Another issue I have is that the expectations for me seem very limited. Since middle school youth group, it seems like there are two vocations for a Catholic woman: be a nun or be a wife and mother. I don’t know what they were telling the boys in the other room, but those two options aren’t enough for me. I don’t think there is anything wrong with either of them AT ALL, just so everyone is clear. I think it’s totally awesome if a woman wants to be a mom and a wife and have her job be her family and I think it’s also cool if a chick wants to dedicate her life solely to God. But when you look at me, look at my interests and the things I care about and it’s pretty obvious that neither of those paths is really for me, at least at the moment. I want to make an impact on the world and I want to change a lot of lives, but I think that would be difficult for me from inside a convent or a nursery.

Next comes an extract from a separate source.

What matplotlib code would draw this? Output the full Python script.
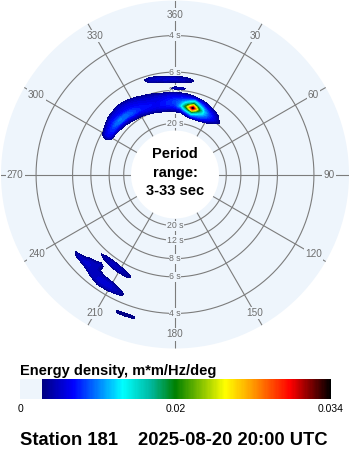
import numpy as np
import matplotlib
matplotlib.use("Agg")
import matplotlib.pyplot as plt
from matplotlib.colors import LinearSegmentedColormap, Normalize
from matplotlib.cm import ScalarMappable

plt.rcParams["font.family"] = ["Liberation Sans", "DejaVu Sans"]

W, H = 350, 450
station = "Station 181"
stamp = "2025-08-20 20:00 UTC"
period_lines = ["Period", "range:", "3-33 sec"]
cbar_title = "Energy density, m*m/Hz/deg"

ring_periods = [4, 6, 8, 12, 20]
dir_ticks = list(range(0, 360, 30))
dir_labels = ["360", "30", "60", "90", "120", "150",
              "180", "210", "240", "270", "300", "330"]
cbar_ticks = [0, 0.017, 0.034]
cbar_labels = ["0", "0.02", "0.034"]

e_max = 0.034
e_floor = 0.0023          # below this nothing is painted
f_hole = 0.0334           # inner white disc
f_edge = 0.33
r_origin = -0.067

# spectrum columns: (direction deg, first frequency Hz, energy upward in 0.005 Hz steps)
# energy in 1e-3 m*m/Hz/deg
swell_main = [
    (300, 0.095, [0, 3.5, 5, 5.5, 5, 3.5, 1.5]),
    (305, 0.090, [0, 1.5, 4.5, 6.5, 6.5, 6, 5, 3.5, 1.5]),
    (310, 0.090, [0, 3, 5, 7, 8, 7, 6, 5, 3.5, 1.8]),
    (315, 0.090, [1.5, 3.5, 5.5, 8, 8.5, 7, 6, 5, 4.5, 2.5, 0]),
    (320, 0.085, [0, 2.5, 4, 6, 8, 8, 6.5, 5.5, 5, 4.5, 3.5, 1]),
    (325, 0.085, [1.5, 3.5, 5, 7, 7.5, 7, 6, 5.5, 5, 4, 3, 0]),
    (330, 0.080, [0, 2, 3.5, 5, 6.5, 6.5, 6, 5.5, 5, 4.5, 3.5, 1.5]),
    (335, 0.080, [0, 3, 4.5, 5.5, 6, 6, 5.5, 5, 4.5, 3.5, 2, 0]),
    (340, 0.080, [1.5, 3.5, 5, 5.5, 6, 5.5, 5, 4.5, 4, 3, 0]),
    (345, 0.075, [0, 2.5, 4, 5, 5.5, 5.5, 5, 5, 4.5, 3.5, 1.8]),
    (350, 0.075, [1, 3, 4.5, 5.5, 6, 6, 5.5, 5, 4.5, 3, 0]),
    (355, 0.075, [1, 3, 5, 6, 6.5, 6.5, 6, 5.5, 4.5, 3, 0]),
    (0, 0.070, [0, 2, 3.5, 5.5, 6.5, 7, 7, 6.5, 5.5, 4.5, 2.8, 0]),
    (5, 0.070, [0, 2.5, 5, 7.5, 10, 9, 8, 7, 6, 4.5, 2, 0]),
    (10, 0.065, [0, 3, 6, 10, 15, 19, 15, 11, 8, 6, 4, 1.8]),
    (15, 0.060, [0, 2, 6, 10, 15, 25, 34, 25, 16, 11, 6, 3, 0]),
    (20, 0.060, [0, 1.8, 6, 8, 11, 15, 18, 14, 10, 7, 4.5, 1.5]),
    (25, 0.060, [0, 1, 4.5, 7, 8.5, 10, 10, 8.5, 6.5, 4.5, 2.5, 0]),
    (30, 0.065, [0, 2.8, 5, 6.5, 7, 7, 6, 4.5, 2.8, 0]),
    (35, 0.070, [0, 2, 4, 5, 5, 4, 2.8, 0]),
    (40, 0.080, [1, 2.6, 2.6, 1]),
]
swell_north = [
    (340, 0.155, [0.5, 1.5, 0.5]),
    (345, 0.145, [0, 2.5, 4, 3.5, 0.5]),
    (350, 0.145, [1.5, 4, 4.5, 2.5, 0]),
    (355, 0.140, [0.5, 3, 4.5, 4, 1]),
    (0, 0.140, [0.5, 3, 4.5, 3.5, 0.5]),
    (5, 0.140, [0, 3, 4, 3, 0]),
    (10, 0.145, [2, 3, 2]),
]
swell_north_bit = [
    (0, 0.130, [4, 1]),
    (5, 0.130, [4, 1]),
]
sea_sw = [
    (205, 0.225, [2.5, 3.5, 3, 0]),
    (210, 0.210, [0, 1.5, 3.5, 4.5, 4.5, 4, 2, 0]),
    (215, 0.210, [0, 2.5, 4, 4.5, 4.5, 4, 2.5, 0]),
    (220, 0.190, [0, 2, 4, 4, 4, 4, 4, 4, 4, 2, 0]),
    (225, 0.200, [0, 2.5, 4, 4.5, 4.5, 3.5, 0.5]),
    (230, 0.210, [0, 2, 4, 3, 0]),
]
sea_sw_inner = [
    (200, 0.185, [0.5, 1, 0.5]),
    (205, 0.180, [1.5, 3, 3, 1]),
    (210, 0.175, [1, 3.5, 4, 3, 0.5]),
    (215, 0.175, [2.5, 4, 4, 2, 0]),
    (220, 0.175, [2, 3.5, 2.5, 0]),
    (225, 0.175, [0.5, 1.5, 0.5]),
]
sea_sw_outer = [
    (195, 0.270, [2.2, 2.2]),
    (200, 0.270, [2.8, 2.8]),
    (205, 0.270, [2.0, 2.0]),
]

disk = "#eef5fc"
grid_c = "#7c7c7c"
label_c = "#6e6e6e"

cmap = LinearSegmentedColormap.from_list("energy", [
    (0.0, disk), (e_floor / e_max, disk), (e_floor / e_max + 0.002, "#000080"),
    (0.17, "#0000ff"), (0.33, "#00ffff"), (0.42, "#00b8a0"), (0.50, "#008000"),
    (0.66, "#ffff00"), (0.75, "#ff9900"), (0.87, "#ff0000"), (1.0, "#000000"),
], N=256)
norm = Normalize(0, e_max)

# put the columns onto a regular direction / frequency grid
dirs = np.arange(0, 365, 5)
freqs = np.round(np.arange(0.030, 0.3325, 0.005), 3)
energy = np.zeros((freqs.size, dirs.size))
for comp in (swell_main, swell_north, swell_north_bit, sea_sw, sea_sw_inner, sea_sw_outer):
    for d, f0, vals in comp:
        j = (d % 360) // 5
        i = int(round((f0 - freqs[0]) / 0.005))
        energy[i:i + len(vals), j] = vals
energy[:, -1] = energy[:, 0]
energy *= 1e-3

fig = plt.figure(figsize=(W / 100, H / 100), dpi=100)
cx, cy, R = 175, 174.5, 174
ax = fig.add_axes([(cx - R) / W, (H - cy - R) / H, 2 * R / W, 2 * R / H],
                  projection="polar")
ax.set_theta_zero_location("N")
ax.set_theta_direction(-1)
ax.set_rorigin(r_origin)
ax.set_ylim(f_hole, f_edge)
ax.set_facecolor(disk)
# polar draw() switches the inner spine back on, so blank it instead
for s in ax.spines.values():
    s.set_edgecolor("none")
    s.set_linewidth(0)
ax.set_xticks([])
ax.set_yticks([])
ax.grid(False)

# period rings and direction spokes
th = np.linspace(0, 2 * np.pi, 721)
for T in ring_periods:
    ax.plot(th, np.full_like(th, 1 / T), color=grid_c, lw=0.8, zorder=1)
for d in dir_ticks:
    a = np.deg2rad(d)
    ax.plot([a, a], [f_hole, f_edge], color=grid_c, lw=0.8, zorder=1)

for d, lab in zip(dir_ticks, dir_labels):
    fr = 0.2844 if d == 90 else 0.298
    ax.text(np.deg2rad(d), fr, lab, ha="center", va="center", fontsize=7.2,
            color=label_c, zorder=2,
            bbox=dict(fc=disk, ec="none", pad=0.8))
for T in ring_periods:
    for d in (0, 180):
        ax.text(np.deg2rad(d), 1 / T, f"{T} s", ha="center", va="center",
                fontsize=6.3, color=label_c, zorder=2,
                bbox=dict(fc=disk, ec="none", pad=0.4))

levels = np.linspace(e_floor, e_max + 1e-6, 64)
ax.contourf(np.deg2rad(dirs), freqs, energy, levels=levels, cmap=cmap,
            norm=norm, zorder=3, antialiased=False)


def at(x, y):
    return x / W, 1 - y / H


for s, y in zip(period_lines, [158, 176.5, 195]):
    fig.text(*at(cx, y), s, ha="center", va="baseline", fontsize=10.5,
             fontweight="bold")

fig.text(*at(20, 374.5), cbar_title, ha="left", va="baseline", fontsize=10.5,
         fontweight="bold")

cax = fig.add_axes([20 / W, (H - 399) / H, 311 / W, 20 / H])
cb = fig.colorbar(ScalarMappable(norm=norm, cmap=cmap), cax=cax,
                  orientation="horizontal")
cb.outline.set_visible(False)
cb.set_ticks(cbar_ticks)
cb.set_ticklabels(cbar_labels)
cax.tick_params(length=0, pad=3.5, labelsize=7.5)

fig.text(*at(20, 445), station, ha="left", va="baseline", fontsize=13.2,
         fontweight="bold")
fig.text(*at(138.3, 445), stamp, ha="left", va="baseline", fontsize=13.2,
         fontweight="bold")

fig.savefig("out.png", dpi=100, facecolor="white")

I resent that it seems like an expectation that every woman should want that life.

I also resent being called a Cafeteria Catholic because it implies that if you don’t agree with something 100% then you’re not dedicated. If everyone were 100% dedicated to things all the time, nothing would ever change. We would stay in the exact same spot all the time and nothing could ever progress. The church has definitely progressed, especially in 100 years and it’s because people disagreed with something and argued about it until it changed. There are some issues that I understand why the Church will not budge on it, but there are also a lot of other issues that could be addressed that are more flexible.

I don’t think God cares what is happening to my vagina as long as I consent to whatever goes in and out of it and I’m not hurting anyone.

I hate that my sister (who identifies as Queer) doesn’t feel like there is a place for her in the church because of her sexual orientation. I think that all of God’s children should feel welcome in His house.

With all of this oot and aboot, I want to remind all the people that it’s all about the love. Love is the great equalizer and although there are different kinds of love, love between people is the tightest shit ever. And God is Love right? So how can you say that some types of love shouldn’t exist.

And I know that I’m a bitch 86% of the time so I should probably work on loving people more and then I might be happier in my life and I think if everyone loved a little more a lot of bad things would happen less.

Bottom line: All I want is to be recognized as a child of God, regardless of gender, and have all the rights to which I am entailed. I don’t want to feel shamed for taking alternative paths in my life because no matter which path I’m on, rest assured that I believe God is at the end of them as well as with me on the way.